Code that draws figures
━━━

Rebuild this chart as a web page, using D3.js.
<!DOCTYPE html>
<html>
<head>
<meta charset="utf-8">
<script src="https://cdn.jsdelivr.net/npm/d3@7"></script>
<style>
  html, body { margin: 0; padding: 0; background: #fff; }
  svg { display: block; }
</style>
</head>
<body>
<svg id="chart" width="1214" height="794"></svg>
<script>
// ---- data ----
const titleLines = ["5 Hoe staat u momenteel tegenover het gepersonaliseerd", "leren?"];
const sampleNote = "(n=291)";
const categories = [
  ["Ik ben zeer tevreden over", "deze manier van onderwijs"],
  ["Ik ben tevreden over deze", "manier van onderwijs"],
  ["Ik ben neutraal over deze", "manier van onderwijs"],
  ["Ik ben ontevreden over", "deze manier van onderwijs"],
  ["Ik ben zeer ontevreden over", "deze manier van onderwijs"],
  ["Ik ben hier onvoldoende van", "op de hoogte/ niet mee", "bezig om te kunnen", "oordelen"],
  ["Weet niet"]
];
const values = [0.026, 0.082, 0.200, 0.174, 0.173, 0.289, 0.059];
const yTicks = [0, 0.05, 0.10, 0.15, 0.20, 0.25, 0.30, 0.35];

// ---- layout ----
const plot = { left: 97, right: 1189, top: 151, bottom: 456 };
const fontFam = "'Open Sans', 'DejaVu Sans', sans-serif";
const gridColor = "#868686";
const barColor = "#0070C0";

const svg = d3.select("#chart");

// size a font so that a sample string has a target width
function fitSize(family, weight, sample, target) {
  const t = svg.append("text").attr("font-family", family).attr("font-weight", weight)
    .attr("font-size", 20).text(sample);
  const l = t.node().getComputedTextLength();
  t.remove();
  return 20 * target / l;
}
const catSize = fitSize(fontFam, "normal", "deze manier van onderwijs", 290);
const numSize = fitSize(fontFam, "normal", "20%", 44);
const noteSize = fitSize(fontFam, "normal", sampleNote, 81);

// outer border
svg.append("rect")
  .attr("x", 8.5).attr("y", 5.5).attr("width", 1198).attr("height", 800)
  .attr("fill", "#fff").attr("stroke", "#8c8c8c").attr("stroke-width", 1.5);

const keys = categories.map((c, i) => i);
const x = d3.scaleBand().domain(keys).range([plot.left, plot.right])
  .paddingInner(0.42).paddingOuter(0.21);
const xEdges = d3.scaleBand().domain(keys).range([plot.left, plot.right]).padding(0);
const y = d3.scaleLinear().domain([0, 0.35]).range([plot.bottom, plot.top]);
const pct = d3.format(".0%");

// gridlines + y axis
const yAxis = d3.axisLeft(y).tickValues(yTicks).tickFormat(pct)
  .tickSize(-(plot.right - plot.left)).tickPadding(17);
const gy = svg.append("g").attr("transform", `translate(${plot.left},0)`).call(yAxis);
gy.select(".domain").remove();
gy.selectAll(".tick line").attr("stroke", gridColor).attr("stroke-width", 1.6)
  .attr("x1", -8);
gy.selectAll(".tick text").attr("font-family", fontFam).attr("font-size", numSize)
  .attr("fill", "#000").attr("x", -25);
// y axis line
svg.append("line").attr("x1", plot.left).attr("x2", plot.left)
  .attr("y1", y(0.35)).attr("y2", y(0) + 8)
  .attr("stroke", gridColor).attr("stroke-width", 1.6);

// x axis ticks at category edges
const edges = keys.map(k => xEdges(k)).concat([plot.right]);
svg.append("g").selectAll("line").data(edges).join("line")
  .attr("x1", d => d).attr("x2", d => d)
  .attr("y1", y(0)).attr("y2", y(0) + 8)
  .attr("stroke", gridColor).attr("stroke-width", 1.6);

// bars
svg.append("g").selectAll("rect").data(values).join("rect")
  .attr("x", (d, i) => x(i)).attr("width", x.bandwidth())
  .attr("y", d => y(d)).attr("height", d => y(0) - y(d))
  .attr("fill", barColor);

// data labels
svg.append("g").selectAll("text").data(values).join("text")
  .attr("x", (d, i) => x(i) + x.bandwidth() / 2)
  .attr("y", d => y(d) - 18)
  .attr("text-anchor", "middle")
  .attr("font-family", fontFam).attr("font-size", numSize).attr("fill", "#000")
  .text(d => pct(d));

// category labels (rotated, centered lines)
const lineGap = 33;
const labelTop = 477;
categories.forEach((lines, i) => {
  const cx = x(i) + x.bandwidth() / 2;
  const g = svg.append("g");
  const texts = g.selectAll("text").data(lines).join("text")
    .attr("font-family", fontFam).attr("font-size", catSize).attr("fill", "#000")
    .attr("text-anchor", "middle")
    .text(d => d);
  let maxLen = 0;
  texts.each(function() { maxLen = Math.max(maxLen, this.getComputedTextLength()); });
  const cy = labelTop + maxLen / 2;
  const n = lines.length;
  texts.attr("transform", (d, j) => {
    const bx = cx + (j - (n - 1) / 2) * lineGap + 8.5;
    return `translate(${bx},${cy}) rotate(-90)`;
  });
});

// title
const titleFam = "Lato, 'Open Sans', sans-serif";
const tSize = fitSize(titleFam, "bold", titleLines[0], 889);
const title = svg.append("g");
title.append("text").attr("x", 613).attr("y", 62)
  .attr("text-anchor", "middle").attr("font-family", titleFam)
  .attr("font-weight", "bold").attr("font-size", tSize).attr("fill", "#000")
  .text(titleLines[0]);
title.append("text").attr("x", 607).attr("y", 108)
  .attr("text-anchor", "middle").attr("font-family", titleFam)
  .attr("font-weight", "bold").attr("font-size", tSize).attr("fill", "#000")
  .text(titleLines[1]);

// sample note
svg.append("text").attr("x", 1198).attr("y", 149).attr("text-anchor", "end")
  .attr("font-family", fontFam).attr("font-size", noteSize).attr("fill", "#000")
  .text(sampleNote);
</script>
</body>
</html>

━━━

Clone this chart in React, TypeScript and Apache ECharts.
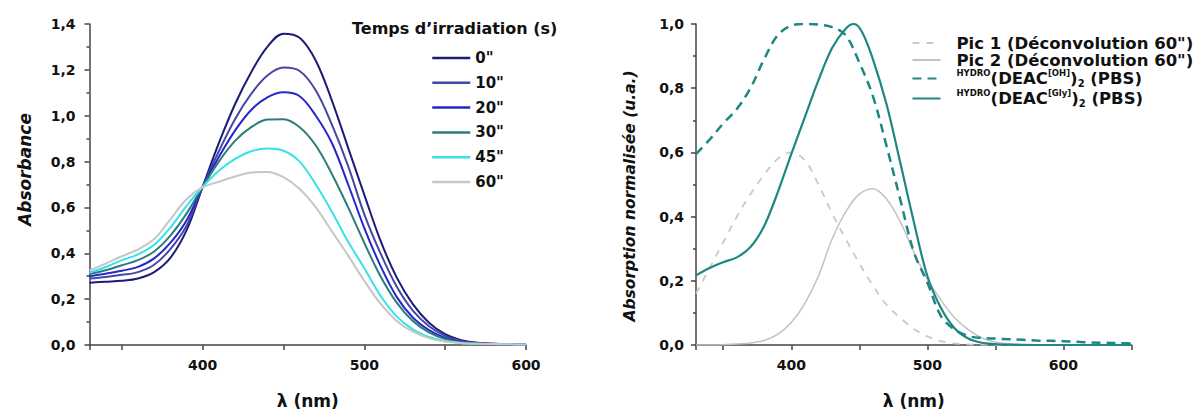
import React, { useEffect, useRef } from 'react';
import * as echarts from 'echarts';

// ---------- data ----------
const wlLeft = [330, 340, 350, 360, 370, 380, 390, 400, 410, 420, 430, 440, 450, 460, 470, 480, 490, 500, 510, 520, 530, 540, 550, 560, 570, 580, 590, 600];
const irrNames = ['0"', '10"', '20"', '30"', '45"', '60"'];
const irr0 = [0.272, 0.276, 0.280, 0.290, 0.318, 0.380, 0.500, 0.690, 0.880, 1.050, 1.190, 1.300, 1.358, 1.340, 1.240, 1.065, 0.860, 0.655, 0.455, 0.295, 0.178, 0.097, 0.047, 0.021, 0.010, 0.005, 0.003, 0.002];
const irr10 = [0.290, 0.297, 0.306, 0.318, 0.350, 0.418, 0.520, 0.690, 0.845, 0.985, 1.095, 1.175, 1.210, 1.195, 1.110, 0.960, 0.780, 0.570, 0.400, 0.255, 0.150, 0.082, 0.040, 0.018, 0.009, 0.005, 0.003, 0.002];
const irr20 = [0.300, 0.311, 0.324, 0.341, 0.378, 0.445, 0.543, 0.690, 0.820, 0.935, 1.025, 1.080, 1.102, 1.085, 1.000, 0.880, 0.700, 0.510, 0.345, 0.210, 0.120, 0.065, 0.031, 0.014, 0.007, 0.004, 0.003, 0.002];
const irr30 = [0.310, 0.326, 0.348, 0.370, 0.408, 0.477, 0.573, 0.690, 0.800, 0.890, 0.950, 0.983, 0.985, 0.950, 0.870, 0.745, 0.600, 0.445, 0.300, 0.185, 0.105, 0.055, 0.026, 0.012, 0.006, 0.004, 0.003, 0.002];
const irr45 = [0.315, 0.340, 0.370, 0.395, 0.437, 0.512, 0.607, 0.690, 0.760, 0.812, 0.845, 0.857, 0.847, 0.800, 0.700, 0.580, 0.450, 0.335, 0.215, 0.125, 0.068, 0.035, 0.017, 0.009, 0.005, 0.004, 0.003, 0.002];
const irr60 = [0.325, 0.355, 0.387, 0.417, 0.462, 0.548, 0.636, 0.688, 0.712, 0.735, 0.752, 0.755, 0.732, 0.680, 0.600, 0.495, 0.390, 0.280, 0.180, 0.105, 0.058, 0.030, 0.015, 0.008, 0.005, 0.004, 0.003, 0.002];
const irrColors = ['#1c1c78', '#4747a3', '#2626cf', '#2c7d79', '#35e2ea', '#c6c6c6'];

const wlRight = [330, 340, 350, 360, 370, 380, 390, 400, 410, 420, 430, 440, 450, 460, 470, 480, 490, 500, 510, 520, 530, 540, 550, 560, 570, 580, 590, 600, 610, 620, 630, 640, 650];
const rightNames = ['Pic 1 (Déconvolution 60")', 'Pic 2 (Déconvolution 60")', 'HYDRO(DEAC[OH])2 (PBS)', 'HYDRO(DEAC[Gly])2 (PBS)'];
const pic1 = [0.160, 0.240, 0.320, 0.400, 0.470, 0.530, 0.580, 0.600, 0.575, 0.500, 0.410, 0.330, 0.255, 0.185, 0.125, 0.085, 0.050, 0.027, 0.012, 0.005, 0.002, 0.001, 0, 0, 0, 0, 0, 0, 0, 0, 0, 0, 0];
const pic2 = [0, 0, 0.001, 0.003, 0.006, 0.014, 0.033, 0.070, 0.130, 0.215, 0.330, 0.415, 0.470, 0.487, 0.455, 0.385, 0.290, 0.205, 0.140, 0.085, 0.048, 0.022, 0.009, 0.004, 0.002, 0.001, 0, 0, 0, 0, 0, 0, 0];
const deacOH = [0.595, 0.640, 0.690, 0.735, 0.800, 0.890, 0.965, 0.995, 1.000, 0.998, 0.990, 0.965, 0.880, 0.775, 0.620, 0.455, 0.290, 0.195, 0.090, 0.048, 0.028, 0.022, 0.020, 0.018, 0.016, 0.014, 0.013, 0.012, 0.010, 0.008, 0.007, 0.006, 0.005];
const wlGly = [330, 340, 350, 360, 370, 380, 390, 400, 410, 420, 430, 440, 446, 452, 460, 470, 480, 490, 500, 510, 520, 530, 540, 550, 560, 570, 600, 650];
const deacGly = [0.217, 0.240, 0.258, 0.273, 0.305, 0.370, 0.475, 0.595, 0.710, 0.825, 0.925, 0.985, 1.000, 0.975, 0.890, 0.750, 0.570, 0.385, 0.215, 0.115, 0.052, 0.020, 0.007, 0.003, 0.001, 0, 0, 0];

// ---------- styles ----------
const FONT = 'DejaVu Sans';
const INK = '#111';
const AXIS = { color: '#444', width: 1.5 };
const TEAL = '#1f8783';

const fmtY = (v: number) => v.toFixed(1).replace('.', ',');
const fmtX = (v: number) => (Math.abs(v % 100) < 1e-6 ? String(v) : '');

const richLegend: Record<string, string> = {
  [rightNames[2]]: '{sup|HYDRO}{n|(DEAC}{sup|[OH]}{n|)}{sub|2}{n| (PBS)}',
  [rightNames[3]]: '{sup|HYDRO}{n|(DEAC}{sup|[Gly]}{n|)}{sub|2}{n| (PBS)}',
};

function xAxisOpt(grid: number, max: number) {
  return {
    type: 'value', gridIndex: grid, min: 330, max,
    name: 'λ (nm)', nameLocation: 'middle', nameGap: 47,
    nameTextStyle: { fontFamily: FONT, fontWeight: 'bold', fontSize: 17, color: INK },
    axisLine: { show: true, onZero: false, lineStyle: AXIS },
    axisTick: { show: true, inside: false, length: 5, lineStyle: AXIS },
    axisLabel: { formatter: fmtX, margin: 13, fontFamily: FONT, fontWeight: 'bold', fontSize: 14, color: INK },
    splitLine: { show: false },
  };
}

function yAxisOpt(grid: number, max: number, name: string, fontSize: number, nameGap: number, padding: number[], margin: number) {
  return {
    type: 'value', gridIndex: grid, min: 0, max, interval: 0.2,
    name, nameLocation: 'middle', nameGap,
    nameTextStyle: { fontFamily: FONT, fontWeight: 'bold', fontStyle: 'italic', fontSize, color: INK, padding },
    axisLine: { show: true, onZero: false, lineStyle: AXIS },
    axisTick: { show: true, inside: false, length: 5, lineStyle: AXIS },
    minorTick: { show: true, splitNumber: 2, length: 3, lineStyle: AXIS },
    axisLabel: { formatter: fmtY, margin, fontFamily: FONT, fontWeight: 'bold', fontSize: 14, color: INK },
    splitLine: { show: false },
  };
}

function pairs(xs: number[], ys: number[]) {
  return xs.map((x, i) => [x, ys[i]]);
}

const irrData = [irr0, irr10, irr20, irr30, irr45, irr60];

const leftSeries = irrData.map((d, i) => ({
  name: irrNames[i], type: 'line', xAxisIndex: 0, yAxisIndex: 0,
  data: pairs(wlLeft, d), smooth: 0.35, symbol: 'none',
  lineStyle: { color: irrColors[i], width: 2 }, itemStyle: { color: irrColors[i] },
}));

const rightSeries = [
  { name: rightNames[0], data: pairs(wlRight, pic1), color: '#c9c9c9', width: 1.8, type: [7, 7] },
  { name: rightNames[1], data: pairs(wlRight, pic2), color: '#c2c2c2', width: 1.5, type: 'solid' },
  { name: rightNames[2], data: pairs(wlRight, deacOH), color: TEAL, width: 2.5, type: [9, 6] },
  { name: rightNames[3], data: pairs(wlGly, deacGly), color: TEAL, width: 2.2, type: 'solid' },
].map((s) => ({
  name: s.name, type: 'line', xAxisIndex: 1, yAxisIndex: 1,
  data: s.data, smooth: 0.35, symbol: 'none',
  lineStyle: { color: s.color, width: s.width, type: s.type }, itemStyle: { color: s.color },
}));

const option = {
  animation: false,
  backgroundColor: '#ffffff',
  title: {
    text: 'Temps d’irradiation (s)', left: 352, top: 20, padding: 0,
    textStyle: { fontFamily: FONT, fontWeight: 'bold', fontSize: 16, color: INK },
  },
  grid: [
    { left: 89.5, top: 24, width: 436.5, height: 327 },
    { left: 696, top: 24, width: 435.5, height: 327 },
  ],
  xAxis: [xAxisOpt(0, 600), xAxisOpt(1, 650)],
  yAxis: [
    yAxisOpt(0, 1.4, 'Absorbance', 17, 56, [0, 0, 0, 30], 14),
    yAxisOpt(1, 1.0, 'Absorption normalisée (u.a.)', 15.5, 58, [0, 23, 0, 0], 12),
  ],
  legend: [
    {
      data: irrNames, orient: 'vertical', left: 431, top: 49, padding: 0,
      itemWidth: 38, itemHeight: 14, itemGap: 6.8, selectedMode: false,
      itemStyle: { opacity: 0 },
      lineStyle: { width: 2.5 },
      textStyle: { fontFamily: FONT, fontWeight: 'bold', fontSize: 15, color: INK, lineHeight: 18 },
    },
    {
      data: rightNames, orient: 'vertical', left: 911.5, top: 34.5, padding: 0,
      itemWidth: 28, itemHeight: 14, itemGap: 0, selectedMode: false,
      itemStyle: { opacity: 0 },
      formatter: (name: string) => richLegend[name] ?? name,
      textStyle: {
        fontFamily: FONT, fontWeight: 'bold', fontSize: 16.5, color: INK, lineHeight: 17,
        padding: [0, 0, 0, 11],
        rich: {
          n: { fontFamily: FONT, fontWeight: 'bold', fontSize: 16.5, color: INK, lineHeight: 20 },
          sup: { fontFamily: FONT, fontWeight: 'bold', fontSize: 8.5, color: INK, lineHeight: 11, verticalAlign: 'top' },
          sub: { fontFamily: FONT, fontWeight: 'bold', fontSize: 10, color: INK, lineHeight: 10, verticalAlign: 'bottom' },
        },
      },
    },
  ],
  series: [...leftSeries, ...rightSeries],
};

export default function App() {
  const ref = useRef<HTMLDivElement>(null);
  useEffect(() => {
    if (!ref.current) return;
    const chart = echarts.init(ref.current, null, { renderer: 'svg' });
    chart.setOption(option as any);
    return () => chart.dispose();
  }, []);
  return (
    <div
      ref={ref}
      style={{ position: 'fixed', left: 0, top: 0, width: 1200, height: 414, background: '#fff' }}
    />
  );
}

━━━

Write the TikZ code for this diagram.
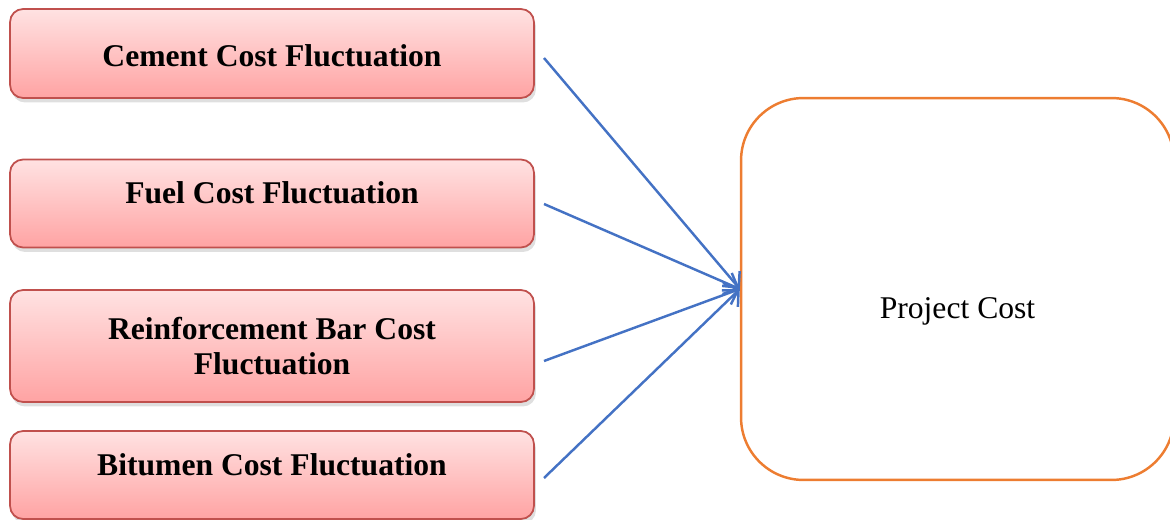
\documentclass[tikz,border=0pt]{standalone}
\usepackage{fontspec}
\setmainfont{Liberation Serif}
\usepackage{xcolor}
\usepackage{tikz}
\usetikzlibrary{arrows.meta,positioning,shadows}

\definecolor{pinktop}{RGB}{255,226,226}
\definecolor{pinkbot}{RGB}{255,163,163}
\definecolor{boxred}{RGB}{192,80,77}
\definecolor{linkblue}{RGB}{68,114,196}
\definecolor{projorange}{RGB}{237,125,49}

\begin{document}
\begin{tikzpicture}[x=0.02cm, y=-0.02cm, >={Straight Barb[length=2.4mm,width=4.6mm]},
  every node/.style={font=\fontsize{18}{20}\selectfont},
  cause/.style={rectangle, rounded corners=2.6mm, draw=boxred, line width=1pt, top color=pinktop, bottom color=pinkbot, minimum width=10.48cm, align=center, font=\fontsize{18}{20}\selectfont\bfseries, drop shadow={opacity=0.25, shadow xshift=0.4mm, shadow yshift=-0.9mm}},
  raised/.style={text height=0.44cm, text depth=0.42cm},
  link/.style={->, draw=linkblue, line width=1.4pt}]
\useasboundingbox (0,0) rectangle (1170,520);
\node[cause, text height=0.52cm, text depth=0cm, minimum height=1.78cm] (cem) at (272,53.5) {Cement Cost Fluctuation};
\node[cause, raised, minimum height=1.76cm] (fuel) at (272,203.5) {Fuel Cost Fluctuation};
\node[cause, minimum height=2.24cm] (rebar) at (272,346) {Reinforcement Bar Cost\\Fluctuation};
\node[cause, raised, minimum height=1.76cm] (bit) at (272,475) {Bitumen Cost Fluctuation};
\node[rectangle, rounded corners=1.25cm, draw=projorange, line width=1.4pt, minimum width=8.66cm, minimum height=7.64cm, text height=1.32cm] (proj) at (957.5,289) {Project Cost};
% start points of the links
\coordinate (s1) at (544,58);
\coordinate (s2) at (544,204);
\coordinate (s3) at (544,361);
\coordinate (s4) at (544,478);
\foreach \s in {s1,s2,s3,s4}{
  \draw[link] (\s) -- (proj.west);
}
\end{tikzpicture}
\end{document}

━━━

> GIVEN INSTRUCTION:
Repeat only the lines from the one with "Clone this chart" down to the one with "import * as echarts from 'echarts';", word for word and both included, and leave the pictures out.

> OUTPUT:
Clone this chart in React, TypeScript and Apache ECharts.
import React, { useEffect, useRef } from 'react';
import * as echarts from 'echarts';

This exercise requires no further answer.